__EXERCISE INSTRUCTIONS__:
Pictures stay out of the copy; set down each line of the listing below exactly.

__SOURCE EXCERPT__:
* Begin *

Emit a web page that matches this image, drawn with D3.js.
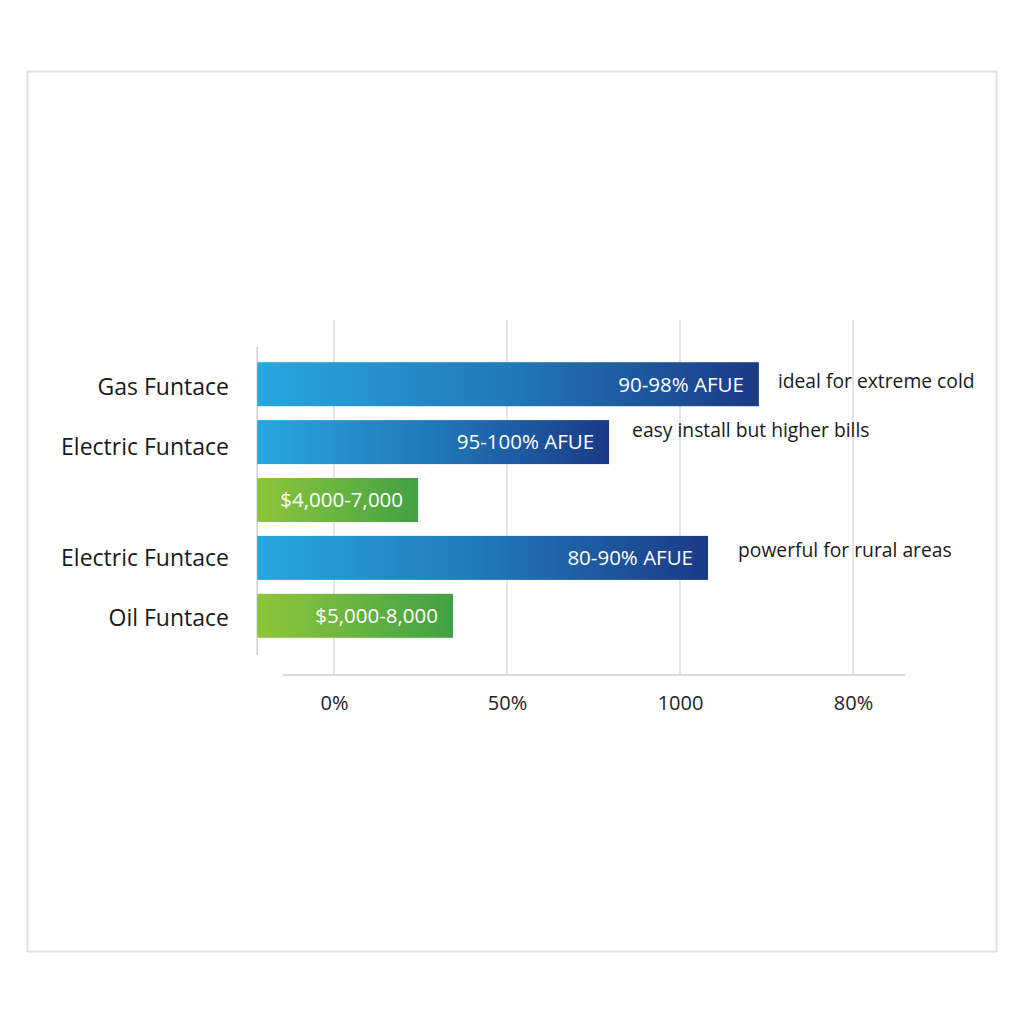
<!DOCTYPE html>
<html><head><meta charset="utf-8">
<script src="https://cdn.jsdelivr.net/npm/d3@7"></script>
<style>body{margin:0;background:#fff;}svg{display:block;font-family:"Open Sans","Noto Sans",sans-serif;}</style>
</head><body><svg id="c" width="1024" height="1024"></svg>
<script>
const categories = ["Gas Funtace","Electric Funtace","","Electric Funtace","Oil Funtace"];
const values = [122.8, 79.5, 24.3, 108.1, 34.4];
const barKinds = ["blue","blue","green","blue","green"];
const barLabels = ["90-98% AFUE","95-100% AFUE","$4,000-7,000","80-90% AFUE","$5,000-8,000"];
const notes = ["ideal for extreme cold","easy install but higher bills","","powerful for rural areas",""];
const tickValues = [0, 50, 100, 150];
const tickLabels = ["0%","50%","1000","80%"];
const domainMin = -22.2;

const svg = d3.select("#c");
svg.append("rect").attr("x",0).attr("y",0).attr("width",1024).attr("height",1024).attr("fill","#fff");
svg.append("rect").attr("x",27.5).attr("y",71.5).attr("width",969).attr("height",880)
  .attr("fill","#fff").attr("stroke","#e0e0e0").attr("stroke-width",2);

const x = d3.scaleLinear().domain([0,150]).range([334,853]);
const idx = categories.map((d,i)=>i);
const y = d3.scaleBand().domain(idx).range([355,645]).paddingInner(0.24).paddingOuter(0.1245);

const defs = svg.append("defs");
const gb = defs.append("linearGradient").attr("id","gBlue").attr("x1","0").attr("x2","1").attr("y1","0").attr("y2","0");
gb.append("stop").attr("offset","0").attr("stop-color","#28a7e0");
gb.append("stop").attr("offset","0.5").attr("stop-color","#2179b8");
gb.append("stop").attr("offset","1").attr("stop-color","#1b3a86");
const gg = defs.append("linearGradient").attr("id","gGreen").attr("x1","0").attr("x2","1").attr("y1","0").attr("y2","0");
gg.append("stop").attr("offset","0").attr("stop-color","#8fc63a");
gg.append("stop").attr("offset","1").attr("stop-color","#41a146");

// gridlines
svg.append("g").selectAll("line").data(tickValues).join("line")
  .attr("x1",d=>x(d)).attr("x2",d=>x(d)).attr("y1",320).attr("y2",675)
  .attr("stroke","#dcdcdc").attr("stroke-width",1.5);

// bottom axis
const ax = svg.append("g").attr("transform","translate(0,675)")
  .call(d3.axisBottom(x).tickValues(tickValues).tickFormat((d,i)=>tickLabels[i]).tickSize(0).tickPadding(21));
ax.select(".domain").remove();
ax.selectAll("text").attr("font-size",20).attr("fill","#222").attr("font-family","Open Sans");
svg.append("line").attr("x1",283).attr("x2",905).attr("y1",675).attr("y2",675).attr("stroke","#dcdcdc").attr("stroke-width",2);

// left axis line
svg.append("line").attr("x1",x(domainMin)).attr("x2",x(domainMin)).attr("y1",347).attr("y2",655)
  .attr("stroke","#cfcfcf").attr("stroke-width",1.5);

// bars
const g = svg.append("g");
g.selectAll("rect").data(idx).join("rect")
  .attr("x",x(domainMin)).attr("y",i=>y(i)).attr("width",i=>x(values[i])-x(domainMin)).attr("height",y.bandwidth())
  .attr("fill",i=>barKinds[i]==="blue"?"url(#gBlue)":"url(#gGreen)");

g.selectAll("text.bl").data(idx).join("text").attr("class","bl")
  .attr("x",i=>x(values[i])-15).attr("y",i=>y(i)+y.bandwidth()/2).attr("dy","0.36em")
  .attr("text-anchor","end").attr("font-size",20.5).attr("fill","#fff").text(i=>barLabels[i]);

// category labels
const catOffset = [3,5,0,0,2];
svg.append("g").selectAll("text").data(idx).join("text")
  .attr("x",229).attr("y",i=>y(i)+y.bandwidth()/2+catOffset[i]).attr("dy","0.36em")
  .attr("text-anchor","end").attr("font-size",23).attr("fill","#1a1a1a").text(i=>categories[i]);

// notes
const noteDx = [19, 23, 0, 30, 0];
const noteDy = [-3, -12, 0, -8, 0];
svg.append("g").selectAll("text").data(idx.filter(i=>notes[i])).join("text")
  .attr("x",i=>x(values[i])+noteDx[i]).attr("y",i=>y(i)+y.bandwidth()/2+noteDy[i]).attr("dy","0.36em")
  .attr("font-size",19.3).attr("fill","#1a1a1a").text(i=>notes[i]);
</script></body></html>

* End *

__FULL OUTPUT__:
Emit a web page that matches this image, drawn with D3.js.
<!DOCTYPE html>
<html><head><meta charset="utf-8">
<script src="https://cdn.jsdelivr.net/npm/d3@7"></script>
<style>body{margin:0;background:#fff;}svg{display:block;font-family:"Open Sans","Noto Sans",sans-serif;}</style>
</head><body><svg id="c" width="1024" height="1024"></svg>
<script>
const categories = ["Gas Funtace","Electric Funtace","","Electric Funtace","Oil Funtace"];
const values = [122.8, 79.5, 24.3, 108.1, 34.4];
const barKinds = ["blue","blue","green","blue","green"];
const barLabels = ["90-98% AFUE","95-100% AFUE","$4,000-7,000","80-90% AFUE","$5,000-8,000"];
const notes = ["ideal for extreme cold","easy install but higher bills","","powerful for rural areas",""];
const tickValues = [0, 50, 100, 150];
const tickLabels = ["0%","50%","1000","80%"];
const domainMin = -22.2;

const svg = d3.select("#c");
svg.append("rect").attr("x",0).attr("y",0).attr("width",1024).attr("height",1024).attr("fill","#fff");
svg.append("rect").attr("x",27.5).attr("y",71.5).attr("width",969).attr("height",880)
  .attr("fill","#fff").attr("stroke","#e0e0e0").attr("stroke-width",2);

const x = d3.scaleLinear().domain([0,150]).range([334,853]);
const idx = categories.map((d,i)=>i);
const y = d3.scaleBand().domain(idx).range([355,645]).paddingInner(0.24).paddingOuter(0.1245);

const defs = svg.append("defs");
const gb = defs.append("linearGradient").attr("id","gBlue").attr("x1","0").attr("x2","1").attr("y1","0").attr("y2","0");
gb.append("stop").attr("offset","0").attr("stop-color","#28a7e0");
gb.append("stop").attr("offset","0.5").attr("stop-color","#2179b8");
gb.append("stop").attr("offset","1").attr("stop-color","#1b3a86");
const gg = defs.append("linearGradient").attr("id","gGreen").attr("x1","0").attr("x2","1").attr("y1","0").attr("y2","0");
gg.append("stop").attr("offset","0").attr("stop-color","#8fc63a");
gg.append("stop").attr("offset","1").attr("stop-color","#41a146");

// gridlines
svg.append("g").selectAll("line").data(tickValues).join("line")
  .attr("x1",d=>x(d)).attr("x2",d=>x(d)).attr("y1",320).attr("y2",675)
  .attr("stroke","#dcdcdc").attr("stroke-width",1.5);

// bottom axis
const ax = svg.append("g").attr("transform","translate(0,675)")
  .call(d3.axisBottom(x).tickValues(tickValues).tickFormat((d,i)=>tickLabels[i]).tickSize(0).tickPadding(21));
ax.select(".domain").remove();
ax.selectAll("text").attr("font-size",20).attr("fill","#222").attr("font-family","Open Sans");
svg.append("line").attr("x1",283).attr("x2",905).attr("y1",675).attr("y2",675).attr("stroke","#dcdcdc").attr("stroke-width",2);

// left axis line
svg.append("line").attr("x1",x(domainMin)).attr("x2",x(domainMin)).attr("y1",347).attr("y2",655)
  .attr("stroke","#cfcfcf").attr("stroke-width",1.5);

// bars
const g = svg.append("g");
g.selectAll("rect").data(idx).join("rect")
  .attr("x",x(domainMin)).attr("y",i=>y(i)).attr("width",i=>x(values[i])-x(domainMin)).attr("height",y.bandwidth())
  .attr("fill",i=>barKinds[i]==="blue"?"url(#gBlue)":"url(#gGreen)");

g.selectAll("text.bl").data(idx).join("text").attr("class","bl")
  .attr("x",i=>x(values[i])-15).attr("y",i=>y(i)+y.bandwidth()/2).attr("dy","0.36em")
  .attr("text-anchor","end").attr("font-size",20.5).attr("fill","#fff").text(i=>barLabels[i]);

// category labels
const catOffset = [3,5,0,0,2];
svg.append("g").selectAll("text").data(idx).join("text")
  .attr("x",229).attr("y",i=>y(i)+y.bandwidth()/2+catOffset[i]).attr("dy","0.36em")
  .attr("text-anchor","end").attr("font-size",23).attr("fill","#1a1a1a").text(i=>categories[i]);

// notes
const noteDx = [19, 23, 0, 30, 0];
const noteDy = [-3, -12, 0, -8, 0];
svg.append("g").selectAll("text").data(idx.filter(i=>notes[i])).join("text")
  .attr("x",i=>x(values[i])+noteDx[i]).attr("y",i=>y(i)+y.bandwidth()/2+noteDy[i]).attr("dy","0.36em")
  .attr("font-size",19.3).attr("fill","#1a1a1a").text(i=>notes[i]);
</script></body></html>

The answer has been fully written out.